水平のチェック、アームの高さ調整、針圧調整、インサイドフォース・キャンセラーの調整、プレーヤー出力ケーブル、アース線の引き回しと確実な接続、良質電源の確保など。
また、決してお勧めしませんが、羊の皮は着たままで中身をより狼に近づけるため私自身のKP-1100に行っている事を書きました。(真似をされて事故や故障が起きても責任は持てません。)
・固く水平な台に乗せ本のインシュレーターでは高さ調整を行わず全て締め込んで使用しています。

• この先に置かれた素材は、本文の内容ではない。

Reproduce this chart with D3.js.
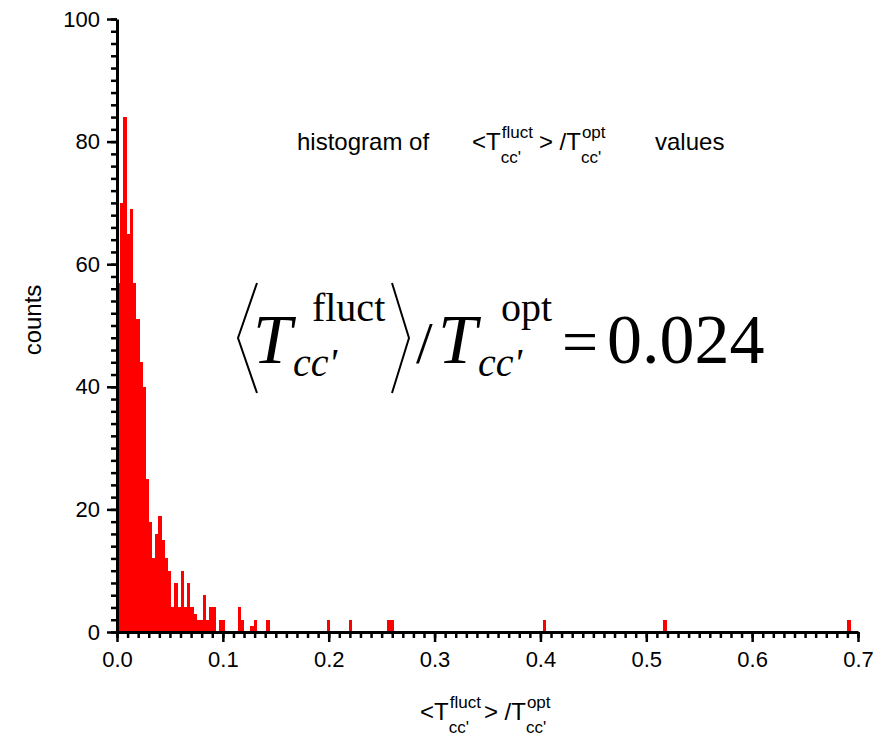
<!DOCTYPE html>
<html>
<head>
<meta charset="utf-8">
<script src="https://cdn.jsdelivr.net/npm/d3@7"></script>
<style>
  html, body { margin: 0; padding: 0; background: #fff; }
  svg { display: block; }
</style>
</head>
<body>
<div id="chart"></div>
<script>
const barColor = '#FF0000';
const axisColor = '#000';
const sansFont = '"Liberation Sans", Arial, sans-serif';
const serifFont = '"Liberation Serif", "Times New Roman", serif';

// histogram, bin width 0.003 (left edge of each non-empty bin + its count)
const binWidth = 0.003;
const binStarts = [0.000, 0.003, 0.006, 0.009, 0.012, 0.015, 0.018, 0.021, 0.024, 0.027,
  0.030, 0.033, 0.036, 0.039, 0.042, 0.045, 0.048, 0.051, 0.054, 0.057,
  0.060, 0.063, 0.066, 0.069, 0.072, 0.075, 0.078, 0.081, 0.084, 0.087,
  0.090, 0.096, 0.099, 0.114, 0.117, 0.126, 0.129, 0.141,
  0.198, 0.219, 0.255, 0.258, 0.402, 0.516, 0.690];
const binCounts = [57, 70, 84, 65, 69, 57, 51, 44, 40, 25,
  18, 12, 16, 19, 15, 12, 10, 4, 8, 4,
  10, 4, 8, 4, 3, 2, 2, 6, 2, 4,
  4, 2, 2, 4, 2, 1, 2, 2,
  2, 2, 2, 2, 2, 2, 2];

const xMajorTicks = [0, 0.1, 0.2, 0.3, 0.4, 0.5, 0.6, 0.7];
const yMajorTicks = [0, 20, 40, 60, 80, 100];
const meanValue = '0.024';

const width = 888;
const height = 739;

const x = d3.scaleLinear().domain([0, 0.7]).range([117, 858]);
const y = d3.scaleLinear().domain([0, 100]).range([632, 19]);

const svg = d3.select('#chart').append('svg')
  .attr('width', width)
  .attr('height', height);

// bars
const bins = binStarts.map((s, i) => ({start: s, count: binCounts[i]}));
svg.append('g')
  .attr('shape-rendering', 'crispEdges')
  .selectAll('rect')
  .data(bins)
  .join('rect')
  .attr('x', d => x(d.start))
  .attr('width', d => x(d.start + binWidth) - x(d.start) + 0.4)
  .attr('y', d => y(d.count))
  .attr('height', d => y(0) - y(d.count))
  .attr('fill', barColor);

function styleAxis(g) {
  g.select('.domain').attr('stroke', axisColor).attr('stroke-width', 3);
  g.selectAll('.tick line').attr('stroke', axisColor).attr('stroke-width', 2.5);
  g.selectAll('.tick text')
    .attr('fill', axisColor)
    .style('font-family', sansFont)
    .style('font-size', '22px');
}

// minor ticks first
const xMinor = d3.range(0, 71).map(i => i / 100);
const yMinor = d3.range(0, 101, 2);

svg.append('g')
  .attr('transform', `translate(0,${y(0)})`)
  .call(d3.axisBottom(x).tickValues(xMinor).tickSize(6).tickFormat(''))
  .call(g => g.select('.domain').remove())
  .call(styleAxis);

svg.append('g')
  .attr('transform', `translate(${x(0)},0)`)
  .call(d3.axisLeft(y).tickValues(yMinor).tickSize(6).tickFormat(''))
  .call(g => g.select('.domain').remove())
  .call(styleAxis);

svg.append('g')
  .attr('transform', `translate(0,${y(0)})`)
  .call(d3.axisBottom(x).tickValues(xMajorTicks).tickSize(10).tickSizeOuter(0)
    .tickPadding(9).tickFormat(d3.format('.1f')))
  .call(styleAxis);

svg.append('g')
  .attr('transform', `translate(${x(0)},0)`)
  .call(d3.axisLeft(y).tickValues(yMajorTicks).tickSize(10).tickSizeOuter(0)
    .tickPadding(7).tickFormat(d3.format('d')))
  .call(styleAxis);

function plainText(g, x0, base, txt, font, size, italic) {
  const t = g.append('text')
    .attr('x', x0).attr('y', base)
    .style('font-family', font)
    .style('font-size', size + 'px')
    .style('font-style', italic ? 'italic' : 'normal')
    .text(txt);
  return x0 + t.node().getComputedTextLength();
}

// base text followed by a stacked superscript / subscript, returns end x
function tensor(g, x0, base, o) {
  const end = plainText(g, x0, base, o.text, o.font, o.size, o.italic);
  const supEnd = plainText(g, end + o.supGap, base - o.supShift, o.sup, o.font, o.subSize, false);
  const subEnd = plainText(g, end + o.subGap, base + o.subShift, o.sub, o.font, o.subSize, o.subItalic);
  return Math.max(supEnd, subEnd);
}

// small ratio label used in the title and the x axis title
function ratioLabel(g, x0, base, size, subSize, gap) {
  const common = {font: sansFont, size, subSize, supShift: size * 0.5, subShift: size * 0.55,
    supGap: 1, subGap: 0};
  let cx = tensor(g, x0, base, Object.assign({text: '<T', sup: 'fluct', sub: "cc'"}, common));
  cx = tensor(g, cx + gap, base, Object.assign({text: '> /T', sup: 'opt', sub: "cc'"}, common));
  return cx;
}

const title = svg.append('g');
plainText(title, 297, 150, 'histogram of', sansFont, 24);
ratioLabel(title, 472, 150, 24, 17, 6);
plainText(title, 655, 150, 'values', sansFont, 24);

const xTitle = svg.append('g');
ratioLabel(xTitle, 420, 720, 24, 17, 3);

svg.append('text')
  .attr('transform', `translate(41,320) rotate(-90)`)
  .attr('text-anchor', 'middle')
  .style('font-family', sansFont)
  .style('font-size', '24px')
  .text('counts');

// big formula
const formula = svg.append('g');
const bracketPath = d3.line();
const big = {font: serifFont, size: 70, subSize: 40, italic: true, subItalic: true,
  supShift: 42, subShift: 13, subGap: 1};
formula.append('path')
  .attr('d', bracketPath([[257, 283], [238, 338], [257, 393]]))
  .attr('fill', 'none').attr('stroke', '#000').attr('stroke-width', 2);
tensor(formula, 253, 363, Object.assign({text: 'T', sup: 'fluct', sub: "cc'", supGap: 20}, big));
formula.append('path')
  .attr('d', bracketPath([[392, 283], [409, 338], [392, 393]]))
  .attr('fill', 'none').attr('stroke', '#000').attr('stroke-width', 2);
plainText(formula, 416, 363, '/', serifFont, 60);
tensor(formula, 438, 363, Object.assign({text: 'T', sup: 'opt', sub: "cc'", supGap: 24}, big));
plainText(formula, 562, 363, '=', serifFont, 64);
plainText(formula, 607, 363, meanValue, serifFont, 70);
</script>
</body>
</html>
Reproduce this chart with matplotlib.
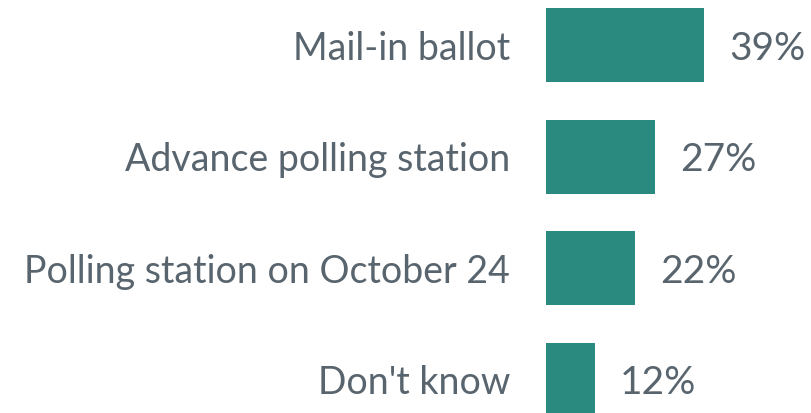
import matplotlib.pyplot as plt

# data
categorias = ["Mail-in ballot", "Advance polling station",
              "Polling station on October 24", "Don't know"]
valores = [39, 27, 22, 12]
etiquetas = ["39%", "27%", "22%", "12%"]

color_barra = "#2b8a80"
color_texto = "#59656e"

fig = plt.figure(figsize=(8.12, 4.14), dpi=100)
ax = fig.add_axes([546 / 812, 0, 266 / 812, 1])

# posiciones en pixeles desde arriba
ys = [46 + 111.5 * i for i in range(len(valores))]
ax.barh(ys, valores, height=74, color=color_barra)
ax.set_xlim(0, 266 / 4.05)
ax.set_ylim(414, 0)
ax.axis("off")

for y, cat, v, et in zip(ys, categorias, valores, etiquetas):
    ax.text(-36 / 4.05, y + 3, cat, ha="right", va="center", fontsize=27,
            family="Lato", color=color_texto, clip_on=False)
    ax.text(v + 25 / 4.05, y + 3, et, ha="left", va="center", fontsize=28,
            family="Lato", color=color_texto, clip_on=False)

fig.savefig("out.png", dpi=100)
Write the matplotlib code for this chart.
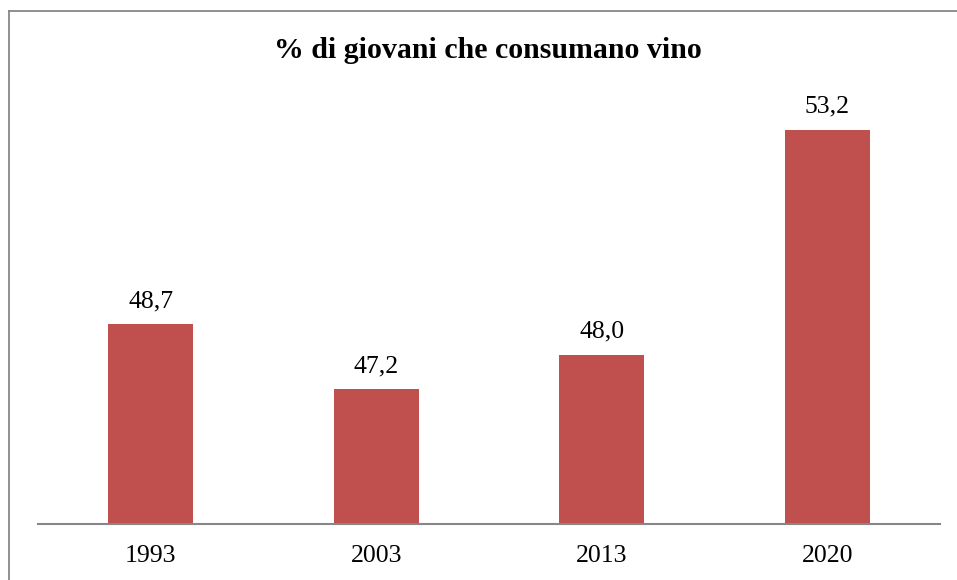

また、インシュレーターと台の間に極く薄いゴム系の滑り止めを敷いてあり本体を押しても動きません。
(音に力感が出て音像の輪郭が明瞭になります。)
・感電防止目的の底板を外してあります。
(低域が下がりより開放的な音になります。)
・ターンテーブルを外すとスピンドル抜け防止のアルミカバーがタッピングネジ4本で留まっていますが、
このネジを外し、アルミカバーの裏の4角に、直径2mm位のブチルゴムを付け、ユニファイドフレーム
とアルミカバーが直接触れないようにして元に戻しネジを締めます。
(付帯音の軽減に効果があります。)
・電源トランスは本体から外し、プレーヤー設置台の上にジェルシートを敷きその上に置いています。
(S/Nがさらに向上し曲間等の静寂感が際立ちます。)
・こちらは好みがあると思いますが、ターンテーブルとターンテーブルシートの間にオヤイデ BR-ONE
というシートを敷いています。
(ターンテーブルの鳴きを更に協力に吸収してくれ、音の解像度が上がります。)
これだけでもかなり狼に近づくと思います。
また、購入時の状態でキャビネットに重しなどを載せ重量を稼ごうとする方がいらっしゃいます。
しかし、プレーヤーの構造上からは誤りで、折角ユニファイドフレームとキャビネットを浮かして振動源である電源トランスとアームを含めた駆動部を分離しているのに通常のプレーヤーのように一体構造に近づくため明らかにS/Nは劣化します。
重量を稼ぐならキャビネット側はそのままにして、ユニファイドフレーム側を重くしなくてはなりません。
最後に忘れられない思い出として、完成したKP-1100を故長岡 鉄男先生宅に持ち込んだ時に頂いた「これは良いね。良くできている。剛性も高いし価格も10万円を切っていて買いやすい。」 「中のアルミフレームはお金が掛かっているでしょう。音もしっかりとしていて価格以上の物でしょう。大きさもコンパクトでこれからのプレーヤーはこれ位が良いかも・・・」という言葉が思い出されます。
ダストカバーの交換だけを書くつもりでしたが、ダラダラと長くなってしまいました。
一つでも参考にして頂けることがあれば幸いです。